The courts aren’t being closed permanently, or even for an extended period of time. They’re temporary closures, usually just 24 hours, for “cleaning.” These sporadic closures—usually announced the night before or morning of—have been happening since the pandemic began, and EOIR has yet to find a better way to handle operations. The courts put all hearings for non-detained immigrants on hold for a few months earlier this year, but it has largely resumed them even as coronavirus cases surge in the U.S. Hearings for detained immigrants continued during this time, even as ICE detention facilities across the country became mini COVID epicenters.
Knowing what we now know about how the coronavirus spreads, the apparent lack of planning within EOIR is galling. In March, when the court closures began, we were still trying to figure out whether the virus was airborne or spread through surfaces. We now know that it spreads mainly through droplets in the air, meaning that closing a court building for a single day to wipe down surfaces pretty nonsensical—and making the agency’s insistence on continuing operations now, when case counts are at an all-time high, doubly so.

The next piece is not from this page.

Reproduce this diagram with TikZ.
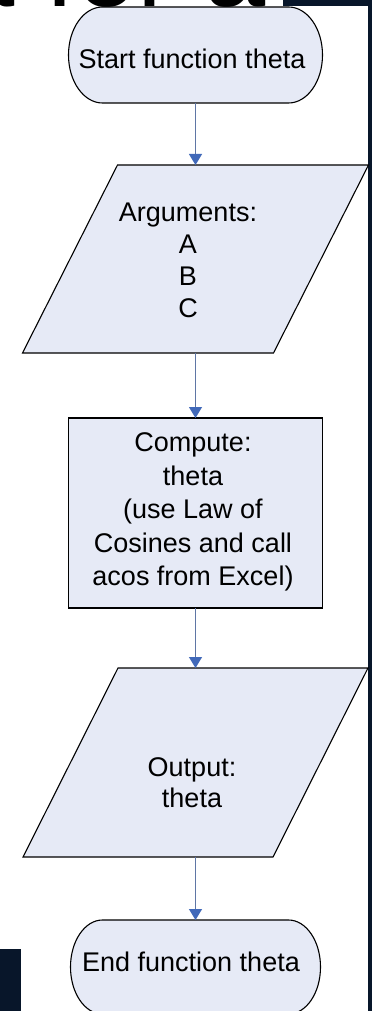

New DACA applications will be accepted for the first time since 2017
The Trump administration announced its plan to end Deferred Action for Childhood Arrivals in 2017. The program shielded around 646,000 young people brought to the U.S. as children from deportation, but it didn’t provide a path to citizenship or any other legal status; it was a stopgap meant to make up for Congress’s unwillingness to pass the DREAM Act. Almost immediately after the administration announced its plan to terminate the program, the University of California system, 15 states, and Washington, DC all filed lawsuits against the effort. Earlier this year, the Supreme Court ruled that the administration’s attempt to end DACA was unlawful. The problem wasn’t that it doesn’t have the power to end DACA, but that the way it went about doing so was “arbitrary and capricious,” meaning it didn’t follow the legal rule-making process.
Throughout this lengthy legal battle—which is still ongoing—those who already have DACA have been living in limbo. People who would otherwise qualify for DACA status, meanwhile, haven’t been able to apply at all, leaving them vulnerable to deportation. Over the summer, shortly after the Supreme Court ruling, news broke that the administration was categorically denying all new DACA applications. Thanks to yet another court ruling, issued last Friday, the administration now has to begin accepting new applications for the first time since 2017.
Before the election, it seemed that the administration was refusing to fully reinstate DACA because it planned on gutting the program once and for all—this time in a way that didn’t violate the Administrative Procedure Act—in a second term. With Biden’s inauguration just over a month away, it’s unlikely that the administration has time to make any final DACA-related moves. Then again, Trump and Stephen Miller do seem single-mindedly committed to causing as much chaos as possible on their way out.